# Sets and subsets

libragirl79
For a pair (A,B) of subsets of the set X=(1,2,...100), let A*B denote the set of all elements of X which belong to exactly one of A or B. what is number of pairs (A,B) of subsets of X such that A*B=(2,4,6,...100)?

I let A =(1,2,3...50) and B=(51,52,...100) so there are 25 elememnts of even numbers in each set, multiply them, so there are 625 pairs of (A,B).

clamtrox
I let A =(1,2,3...50) and B=(51,52,...100) so there are 25 elememnts of even numbers in each set, multiply them, so there are 625 pairs of (A,B).
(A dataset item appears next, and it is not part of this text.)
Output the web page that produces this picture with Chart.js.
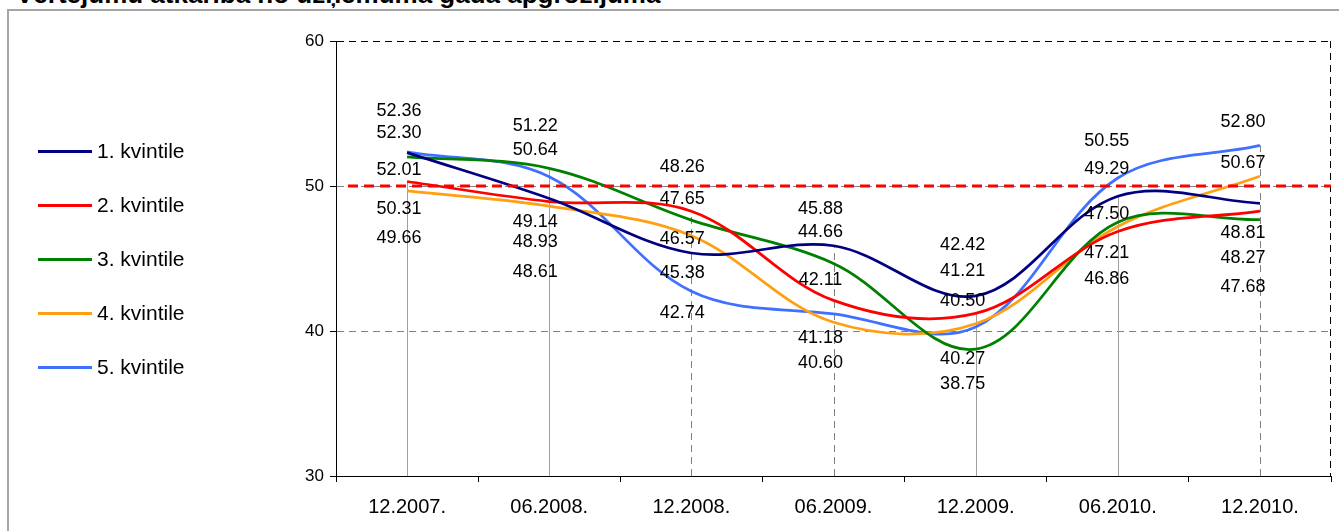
<!DOCTYPE html>
<html>
<head>
<meta charset="utf-8">
<script src="https://cdn.jsdelivr.net/npm/chart.js@4/dist/chart.umd.min.js"></script>
<style>
    html, body { margin: 0; padding: 0; background: #fff; overflow: hidden; }
    body { width: 1339px; height: 531px; position: relative; font-family: 'Liberation Sans', Arial, sans-serif; }
    #frame { position: absolute; left: 7px; top: 9px; width: 1400px; height: 600px; border: 2px solid #a6a6a6; }
    #title { position: absolute; left: 16px; top: -19px; font-size: 26px; line-height: 26px; font-weight: bold; color: #000; white-space: nowrap; }
    #wrap { position: absolute; left: 0; top: 0; width: 1339px; height: 531px; }
</style>
</head>
<body>
<div id="frame"></div>
<div id="title">Vērtējumu atkarība no uzņēmuma gada apgrozījuma</div>
<div id="wrap"><canvas id="quintileChart"></canvas></div>
<script>
// Periods and values per quintile
const CATEGORIES = ['12.2007.', '06.2008.', '12.2008.', '06.2009.', '12.2009.', '06.2010.', '12.2010.'];
const SERIES_NAMES = ['1. kvintile', '2. kvintile', '3. kvintile', '4. kvintile', '5. kvintile'];
const Q1 = [52.30, 49.14, 45.38, 45.88, 42.42, 49.29, 48.81];
const Q2 = [50.31, 48.93, 48.26, 42.11, 41.21, 46.86, 48.27];
const Q3 = [52.01, 51.22, 47.65, 44.66, 38.75, 47.50, 47.68];
const Q4 = [49.66, 48.61, 46.57, 40.60, 40.50, 47.21, 50.67];
const Q5 = [52.36, 50.64, 42.74, 41.18, 40.27, 50.55, 52.80];
const Y_TICKS = [30, 40, 50, 60];
const THRESHOLD = 50;

const COLORS = ['#000080', '#ff0000', '#008000', '#ffa012', '#4070ff'];
const FONT = "'Liberation Sans', Arial, sans-serif";

// label placement: vertical shift per series/period, horizontal shift per period
const LABEL_DY = [
    [-20, 24, 20, -37, -51, -27, 30],
    [28, 41, -44, -20, -42, 48, 47],
    [13, -42, -21, -31, 35, -8, 67],
    [47, 66, 3, 41, -23, 27, -13],
    [-41, -27, 22, 24, 32, -37, -23]
];
const LABEL_DX = [-8, -14, -9, -13, -13, -11, -17];

// vertical drop lines: which series they reach up to, and whether dashed
const DROP_SERIES = [1, 2, 1, 0, 1, 0, 4];
const DROP_DASHED = [false, false, true, true, false, false, true];

const seriesValues = [Q1, Q2, Q3, Q4, Q5];

const dropLines = {
    id: 'dropLines',
    beforeDatasetsDraw(chart) {
        const { ctx, chartArea, scales: { x, y } } = chart;
        ctx.save();
        ctx.lineWidth = 1;
        CATEGORIES.forEach((c, i) => {
            const px = Math.round(x.getPixelForValue(i)) + 0.5;
            const top = y.getPixelForValue(seriesValues[DROP_SERIES[i]][i]);
            ctx.strokeStyle = DROP_DASHED[i] ? '#808080' : '#a0a0a0';
            ctx.setLineDash(DROP_DASHED[i] ? [7, 5] : []);
            ctx.beginPath();
            ctx.moveTo(px, chartArea.bottom);
            ctx.lineTo(px, top);
            ctx.stroke();
        });
        // right border of the plot area
        ctx.strokeStyle = '#000';
        ctx.setLineDash([7, 5]);
        ctx.beginPath();
        ctx.moveTo(chartArea.right - 0.5, chartArea.top);
        ctx.lineTo(chartArea.right - 0.5, chartArea.bottom);
        ctx.stroke();
        ctx.restore();
    }
};

const overlay = {
    id: 'overlay',
    afterDatasetsDraw(chart) {
        const { ctx, chartArea, scales: { x, y } } = chart;
        ctx.save();
        // 50 reference line
        const ty = Math.round(y.getPixelForValue(THRESHOLD));
        ctx.strokeStyle = '#ff0000';
        ctx.lineWidth = 3;
        ctx.setLineDash([10, 6]);
        ctx.beginPath();
        ctx.moveTo(chartArea.left + 12, ty);
        ctx.lineTo(chartArea.right, ty);
        ctx.stroke();
        ctx.setLineDash([]);

        // value labels
        ctx.fillStyle = '#000';
        ctx.font = '18px ' + FONT;
        ctx.textAlign = 'center';
        ctx.textBaseline = 'middle';
        chart.data.datasets.forEach((ds, s) => {
            ds.data.forEach((v, i) => {
                const px = x.getPixelForValue(i) + LABEL_DX[i];
                const py = y.getPixelForValue(v) + LABEL_DY[s][i];
                ctx.fillText(v.toFixed(2), px, py);
            });
        });
        ctx.restore();
    },
    afterDraw(chart) {
        // legend on the left
        const { ctx, chartArea } = chart;
        const mid = (chartArea.top + chartArea.bottom) / 2;
        const step = 54;
        ctx.save();
        ctx.font = '21px ' + FONT;
        ctx.textBaseline = 'middle';
        ctx.textAlign = 'left';
        chart.data.datasets.forEach((ds, i) => {
            const ly = Math.round(mid + (i - 2) * step) + 0.5;
            ctx.strokeStyle = ds.borderColor;
            ctx.lineWidth = 3;
            ctx.beginPath();
            ctx.moveTo(38, ly);
            ctx.lineTo(92, ly);
            ctx.stroke();
            ctx.fillStyle = '#000';
            ctx.fillText(ds.label, 97, ly + 1);
        });
        ctx.restore();
    }
};

new Chart(document.getElementById('quintileChart'), {
    type: 'line',
    data: {
        labels: CATEGORIES,
        datasets: seriesValues.map((vals, i) => ({
            label: SERIES_NAMES[i],
            data: vals,
            borderColor: COLORS[i],
            backgroundColor: COLORS[i],
            borderWidth: 2.75,
            tension: 0.35,
            pointRadius: 0,
            fill: false
        }))
    },
    options: {
        responsive: true,
        maintainAspectRatio: false,
        animation: false,
        layout: { padding: { left: 0, top: 41, right: 8, bottom: 0 } },
        plugins: {
            legend: { display: false },
            title: { display: false },
            tooltip: { enabled: false }
        },
        scales: {
            x: {
                offset: true,
                grid: { drawOnChartArea: false, drawTicks: true, tickLength: 6, color: '#000', offset: true },
                border: { color: '#000', width: 1 },
                ticks: { color: '#000', font: { family: FONT, size: 20 }, padding: 13, maxRotation: 0 },
                afterFit(scale) { scale.height = 55; }
            },
            y: {
                min: 30,
                max: 60,
                afterBuildTicks(scale) { scale.ticks = Y_TICKS.map(v => ({ value: v })); },
                grid: {
                    color: c => (c.tick && c.tick.value === 60) ? '#000' : (c.tick && c.tick.value === 30 ? 'rgba(0,0,0,0)' : '#808080'),
                    tickColor: '#000',
                    tickLength: 6,
                    lineWidth: 1
                },
                border: { color: '#000', width: 1, dash: [7, 5] },
                ticks: { color: '#000', font: { family: FONT, size: 17 }, padding: 6 },
                afterFit(scale) { scale.width = 336; }
            }
        }
    },
    plugins: [dropLines, overlay]
});
</script>
</body>
</html>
No, that's 1 pair: (A,B). Let's think this more carefully. If A = {1,2,3,...,100} = X and B = {1,3,5,...,99}, then what's A*B?

libragirl79
I understand that you sitll have A and B as subsets of X, but if A is X and B is only the odd numbers, then how are we supposed to get the pairs of even, wouldn't they come from A only then? Thanks!

clamtrox
A*B is the set of all elements of X which belong to exactly one of A or B. Let A and B be what I said above. Does 1 belong to A*B? How about 2? How about 3? Try to work it out!

libragirl79
Well since 1 doesn't, 2 does, 3 doesn't, etc it means that only even ones from A work, so that would be 50 even numbers, but that sounds too simple...

voko
You need to think how you could build all the possible A, B pairs that satisfy the condition.